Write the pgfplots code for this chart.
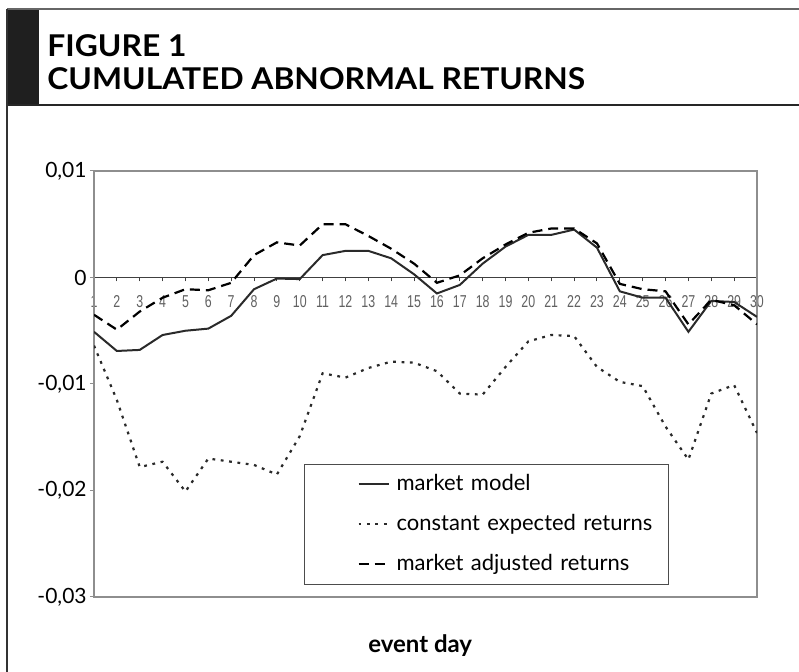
\documentclass[border=0pt]{standalone}
\usepackage{pgfplots}
\pgfplotsset{compat=1.18}
\usepackage{fontspec}
\setmainfont{Lato}
\newfontfamily\arialfont[FakeStretch=0.72]{Liberation Sans}
\newfontfamily\titlefont[FakeStretch=1.06]{Lato}
\definecolor{framegray}{HTML}{8E8E8E}
\definecolor{linedark}{HTML}{2A2A2A}

\pgfplotstableread{
day mm cer ma
1 -0.0051 -0.0064 -0.0035
2 -0.0069 -0.0115 -0.0049
3 -0.0068 -0.0178 -0.0032
4 -0.0054 -0.0173 -0.0019
5 -0.0050 -0.0201 -0.0011
6 -0.0048 -0.0170 -0.0012
7 -0.0036 -0.0173 -0.0005
8 -0.0011 -0.0176 0.0021
9 -0.0001 -0.0185 0.0033
10 -0.00015 -0.0149 0.0030
11 0.0021 -0.0090 0.0050
12 0.0025 -0.0094 0.0050
13 0.0025 -0.0085 0.0039
14 0.0018 -0.0079 0.0027
15 0.0003 -0.0080 0.0013
16 -0.0015 -0.0088 -0.0005
17 -0.0007 -0.0109 0.0002
18 0.0013 -0.0110 0.0018
19 0.0029 -0.0084 0.0031
20 0.0040 -0.0060 0.0042
21 0.0040 -0.0054 0.0046
22 0.0045 -0.0055 0.0046
23 0.0028 -0.0084 0.0032
24 -0.0013 -0.0098 -0.0006
25 -0.0019 -0.0102 -0.0011
26 -0.0019 -0.0140 -0.0013
27 -0.0051 -0.0171 -0.0044
28 -0.0022 -0.0109 -0.0021
29 -0.0023 -0.0101 -0.0026
30 -0.0037 -0.0146 -0.0044
}\cardata

\begin{document}
\begin{tikzpicture}[x=0.5pt,y=0.5pt]
\useasboundingbox (0,0) rectangle (799,672);
% header frame
\fill[black!88] (7,567) rectangle (39,663);
\draw[line width=1.1pt, black!60] (7,663) -- (799,663);
\draw[line width=0.9pt, black!85] (7,567) -- (799,567);
\draw[line width=0.9pt, black!80] (7,663) -- (7,0);
\node[anchor=base west, inner sep=0pt, font=\titlefont\fontsize{15}{17}\selectfont\bfseries] at (47,615) {FIGURE 1};
\node[anchor=base west, inner sep=0pt, font=\titlefont\fontsize{15}{17}\selectfont\bfseries] at (47,582) {CUMULATED ABNORMAL RETURNS};

% zero line with day labels
\begin{axis}[
  at={(47pt,37.5pt)}, anchor=south west, scale only axis,
  width=331.5pt, height=213pt,
  xmin=1, xmax=30, ymin=-0.03, ymax=0.01,
  axis x line=middle, axis y line=none,
  axis line style={-, black!75, line width=0.6pt},
  xtick={1,...,30}, ytick=\empty,
  tick align=outside, major tick length=2pt,
  xtick style={black!75, line width=0.5pt},
  /pgf/number format/assume math mode=true,
  xticklabel style={font=\arialfont\fontsize{8.6}{10}\selectfont, text=black!62, inner sep=0pt, anchor=north, yshift=-7pt},
  hide obscured x ticks=false,
]
\end{axis}

\begin{axis}[
  at={(47pt,37.5pt)}, anchor=south west, scale only axis,
  width=331.5pt, height=213pt,
  xmin=1, xmax=30, ymin=-0.03, ymax=0.01,
  axis line style={framegray, line width=0.6pt},
  xtick=\empty,
  scaled y ticks=false,
  ytick={-0.03,-0.02,-0.01,0,0.01},
  yticklabels={{-0,03},{-0,02},{-0,01},{0},{0,01}},
  ytick pos=left, tick align=outside, major tick length=2pt,
  ytick style={framegray, line width=0.5pt},
  yticklabel style={font=\fontsize{10.5}{12}\selectfont, inner sep=0pt, xshift=-1.5pt},
  xlabel={event day},
  xlabel style={font=\bfseries\fontsize{12}{14}\selectfont, at={(axis description cs:0.492,-0.113)}, anchor=center},
  legend cell align=left,
  legend style={at={(0.3167,0.0282)}, anchor=south west, draw=black!70, line width=0.6pt, fill=white,
    inner xsep=0pt, inner ysep=0pt, row sep=0pt,
    font=\fontsize{11}{13}\selectfont,
    nodes={inner sep=0pt, minimum height=20pt, text width=136pt}},
  legend image code/.code={\path[draw=none] (0pt,-1pt) rectangle (46pt,1pt); \draw[#1] (27pt,0pt) -- (42pt,0pt);},
]
\addplot[linedark, line width=1pt] table[x=day, y=mm] {\cardata};
\addlegendentry{market model}
\addplot[linedark, line width=1.1pt, dash pattern=on 1.4pt off 2.8pt] table[x=day, y=cer] {\cardata};
\addlegendentry{constant expected returns}
\addplot[black, line width=1.1pt, dash pattern=on 5pt off 3pt] table[x=day, y=ma] {\cardata};
\addlegendentry{market adjusted returns}
\end{axis}
\end{tikzpicture}
\end{document}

════════════════

▸ The exercise: Transcribe the material exactly, and leave out whatever pictures it holds.

▸ The completed task:
Write the pgfplots code for this chart.
\documentclass[border=0pt]{standalone}
\usepackage{pgfplots}
\pgfplotsset{compat=1.18}
\usepackage{fontspec}
\setmainfont{Lato}
\newfontfamily\arialfont[FakeStretch=0.72]{Liberation Sans}
\newfontfamily\titlefont[FakeStretch=1.06]{Lato}
\definecolor{framegray}{HTML}{8E8E8E}
\definecolor{linedark}{HTML}{2A2A2A}

\pgfplotstableread{
day mm cer ma
1 -0.0051 -0.0064 -0.0035
2 -0.0069 -0.0115 -0.0049
3 -0.0068 -0.0178 -0.0032
4 -0.0054 -0.0173 -0.0019
5 -0.0050 -0.0201 -0.0011
6 -0.0048 -0.0170 -0.0012
7 -0.0036 -0.0173 -0.0005
8 -0.0011 -0.0176 0.0021
9 -0.0001 -0.0185 0.0033
10 -0.00015 -0.0149 0.0030
11 0.0021 -0.0090 0.0050
12 0.0025 -0.0094 0.0050
13 0.0025 -0.0085 0.0039
14 0.0018 -0.0079 0.0027
15 0.0003 -0.0080 0.0013
16 -0.0015 -0.0088 -0.0005
17 -0.0007 -0.0109 0.0002
18 0.0013 -0.0110 0.0018
19 0.0029 -0.0084 0.0031
20 0.0040 -0.0060 0.0042
21 0.0040 -0.0054 0.0046
22 0.0045 -0.0055 0.0046
23 0.0028 -0.0084 0.0032
24 -0.0013 -0.0098 -0.0006
25 -0.0019 -0.0102 -0.0011
26 -0.0019 -0.0140 -0.0013
27 -0.0051 -0.0171 -0.0044
28 -0.0022 -0.0109 -0.0021
29 -0.0023 -0.0101 -0.0026
30 -0.0037 -0.0146 -0.0044
}\cardata

\begin{document}
\begin{tikzpicture}[x=0.5pt,y=0.5pt]
\useasboundingbox (0,0) rectangle (799,672);
% header frame
\fill[black!88] (7,567) rectangle (39,663);
\draw[line width=1.1pt, black!60] (7,663) -- (799,663);
\draw[line width=0.9pt, black!85] (7,567) -- (799,567);
\draw[line width=0.9pt, black!80] (7,663) -- (7,0);
\node[anchor=base west, inner sep=0pt, font=\titlefont\fontsize{15}{17}\selectfont\bfseries] at (47,615) {FIGURE 1};
\node[anchor=base west, inner sep=0pt, font=\titlefont\fontsize{15}{17}\selectfont\bfseries] at (47,582) {CUMULATED ABNORMAL RETURNS};

% zero line with day labels
\begin{axis}[
  at={(47pt,37.5pt)}, anchor=south west, scale only axis,
  width=331.5pt, height=213pt,
  xmin=1, xmax=30, ymin=-0.03, ymax=0.01,
  axis x line=middle, axis y line=none,
  axis line style={-, black!75, line width=0.6pt},
  xtick={1,...,30}, ytick=\empty,
  tick align=outside, major tick length=2pt,
  xtick style={black!75, line width=0.5pt},
  /pgf/number format/assume math mode=true,
  xticklabel style={font=\arialfont\fontsize{8.6}{10}\selectfont, text=black!62, inner sep=0pt, anchor=north, yshift=-7pt},
  hide obscured x ticks=false,
]
\end{axis}

\begin{axis}[
  at={(47pt,37.5pt)}, anchor=south west, scale only axis,
  width=331.5pt, height=213pt,
  xmin=1, xmax=30, ymin=-0.03, ymax=0.01,
  axis line style={framegray, line width=0.6pt},
  xtick=\empty,
  scaled y ticks=false,
  ytick={-0.03,-0.02,-0.01,0,0.01},
  yticklabels={{-0,03},{-0,02},{-0,01},{0},{0,01}},
  ytick pos=left, tick align=outside, major tick length=2pt,
  ytick style={framegray, line width=0.5pt},
  yticklabel style={font=\fontsize{10.5}{12}\selectfont, inner sep=0pt, xshift=-1.5pt},
  xlabel={event day},
  xlabel style={font=\bfseries\fontsize{12}{14}\selectfont, at={(axis description cs:0.492,-0.113)}, anchor=center},
  legend cell align=left,
  legend style={at={(0.3167,0.0282)}, anchor=south west, draw=black!70, line width=0.6pt, fill=white,
    inner xsep=0pt, inner ysep=0pt, row sep=0pt,
    font=\fontsize{11}{13}\selectfont,
    nodes={inner sep=0pt, minimum height=20pt, text width=136pt}},
  legend image code/.code={\path[draw=none] (0pt,-1pt) rectangle (46pt,1pt); \draw[#1] (27pt,0pt) -- (42pt,0pt);},
]
\addplot[linedark, line width=1pt] table[x=day, y=mm] {\cardata};
\addlegendentry{market model}
\addplot[linedark, line width=1.1pt, dash pattern=on 1.4pt off 2.8pt] table[x=day, y=cer] {\cardata};
\addlegendentry{constant expected returns}
\addplot[black, line width=1.1pt, dash pattern=on 5pt off 3pt] table[x=day, y=ma] {\cardata};
\addlegendentry{market adjusted returns}
\end{axis}
\end{tikzpicture}
\end{document}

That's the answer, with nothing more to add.